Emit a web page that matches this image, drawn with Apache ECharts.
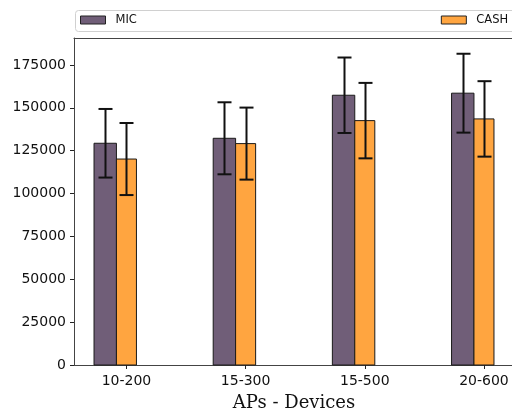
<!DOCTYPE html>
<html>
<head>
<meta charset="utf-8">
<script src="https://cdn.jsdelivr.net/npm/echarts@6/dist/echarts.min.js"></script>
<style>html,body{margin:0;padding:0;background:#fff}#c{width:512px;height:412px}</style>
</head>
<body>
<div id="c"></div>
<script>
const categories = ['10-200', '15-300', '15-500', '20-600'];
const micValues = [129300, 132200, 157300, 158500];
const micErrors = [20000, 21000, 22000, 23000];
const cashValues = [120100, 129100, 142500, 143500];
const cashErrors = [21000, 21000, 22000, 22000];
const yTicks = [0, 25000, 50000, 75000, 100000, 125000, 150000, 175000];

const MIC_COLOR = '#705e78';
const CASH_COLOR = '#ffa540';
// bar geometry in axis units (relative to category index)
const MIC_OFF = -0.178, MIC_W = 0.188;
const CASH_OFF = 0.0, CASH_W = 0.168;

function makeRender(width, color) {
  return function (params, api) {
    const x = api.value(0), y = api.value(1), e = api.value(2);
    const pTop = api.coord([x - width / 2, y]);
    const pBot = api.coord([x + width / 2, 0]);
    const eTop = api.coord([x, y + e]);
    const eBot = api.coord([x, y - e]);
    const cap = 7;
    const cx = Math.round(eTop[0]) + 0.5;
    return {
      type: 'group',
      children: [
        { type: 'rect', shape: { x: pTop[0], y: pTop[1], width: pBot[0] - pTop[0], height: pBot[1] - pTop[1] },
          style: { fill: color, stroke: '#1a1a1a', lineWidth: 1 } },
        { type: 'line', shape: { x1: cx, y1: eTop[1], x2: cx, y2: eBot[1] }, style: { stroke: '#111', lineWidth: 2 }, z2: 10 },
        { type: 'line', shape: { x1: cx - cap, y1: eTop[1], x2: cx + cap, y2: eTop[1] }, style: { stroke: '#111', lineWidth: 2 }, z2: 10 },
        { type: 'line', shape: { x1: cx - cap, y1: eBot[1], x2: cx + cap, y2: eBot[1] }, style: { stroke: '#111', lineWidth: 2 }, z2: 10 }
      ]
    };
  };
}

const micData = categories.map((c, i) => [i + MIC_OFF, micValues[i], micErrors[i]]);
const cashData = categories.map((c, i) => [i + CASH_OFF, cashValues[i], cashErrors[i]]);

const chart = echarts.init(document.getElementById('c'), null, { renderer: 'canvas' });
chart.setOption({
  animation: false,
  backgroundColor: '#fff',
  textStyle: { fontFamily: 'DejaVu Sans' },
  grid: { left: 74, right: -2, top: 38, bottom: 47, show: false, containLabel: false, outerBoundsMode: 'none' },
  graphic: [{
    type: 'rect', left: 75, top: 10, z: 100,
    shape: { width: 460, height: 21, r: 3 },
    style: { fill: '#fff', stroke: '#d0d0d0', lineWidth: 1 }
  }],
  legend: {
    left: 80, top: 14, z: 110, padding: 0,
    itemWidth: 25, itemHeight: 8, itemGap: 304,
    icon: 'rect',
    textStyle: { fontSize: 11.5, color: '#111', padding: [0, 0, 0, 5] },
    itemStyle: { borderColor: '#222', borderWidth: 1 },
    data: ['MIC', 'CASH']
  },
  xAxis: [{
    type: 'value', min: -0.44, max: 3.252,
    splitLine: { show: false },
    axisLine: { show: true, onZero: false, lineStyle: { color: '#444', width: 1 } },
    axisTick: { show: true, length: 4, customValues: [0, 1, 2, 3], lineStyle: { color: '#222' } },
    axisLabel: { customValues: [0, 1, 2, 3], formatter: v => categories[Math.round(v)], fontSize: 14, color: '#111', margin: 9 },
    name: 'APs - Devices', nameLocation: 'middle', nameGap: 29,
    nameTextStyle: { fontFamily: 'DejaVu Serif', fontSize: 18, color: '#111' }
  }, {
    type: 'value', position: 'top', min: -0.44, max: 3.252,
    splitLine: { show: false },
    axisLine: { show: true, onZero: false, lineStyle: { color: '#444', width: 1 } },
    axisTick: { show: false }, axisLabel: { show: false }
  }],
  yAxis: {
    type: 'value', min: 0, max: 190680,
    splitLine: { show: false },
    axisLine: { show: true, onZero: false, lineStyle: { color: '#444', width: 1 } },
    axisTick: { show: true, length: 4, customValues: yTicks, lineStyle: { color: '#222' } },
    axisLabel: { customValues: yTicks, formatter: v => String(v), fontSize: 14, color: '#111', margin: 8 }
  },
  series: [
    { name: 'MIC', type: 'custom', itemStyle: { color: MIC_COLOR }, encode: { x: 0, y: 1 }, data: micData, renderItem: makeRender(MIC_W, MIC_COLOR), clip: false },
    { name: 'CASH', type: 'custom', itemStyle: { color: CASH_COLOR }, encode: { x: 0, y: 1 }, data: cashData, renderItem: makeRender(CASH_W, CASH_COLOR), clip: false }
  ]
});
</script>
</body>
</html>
═══
▶ WHAT IS REQUIRED: From the first line of the material down to the line containing "const CASH_OFF = 0.0, CASH_W = 0.168;", inclusive, return each line exactly, skipping any picture.

▶ TASK ANSWER:
Emit a web page that matches this image, drawn with Apache ECharts.
<!DOCTYPE html>
<html>
<head>
<meta charset="utf-8">
<script src="https://cdn.jsdelivr.net/npm/echarts@6/dist/echarts.min.js"></script>
<style>html,body{margin:0;padding:0;background:#fff}#c{width:512px;height:412px}</style>
</head>
<body>
<div id="c"></div>
<script>
const categories = ['10-200', '15-300', '15-500', '20-600'];
const micValues = [129300, 132200, 157300, 158500];
const micErrors = [20000, 21000, 22000, 23000];
const cashValues = [120100, 129100, 142500, 143500];
const cashErrors = [21000, 21000, 22000, 22000];
const yTicks = [0, 25000, 50000, 75000, 100000, 125000, 150000, 175000];

const MIC_COLOR = '#705e78';
const CASH_COLOR = '#ffa540';
// bar geometry in axis units (relative to category index)
const MIC_OFF = -0.178, MIC_W = 0.188;
const CASH_OFF = 0.0, CASH_W = 0.168;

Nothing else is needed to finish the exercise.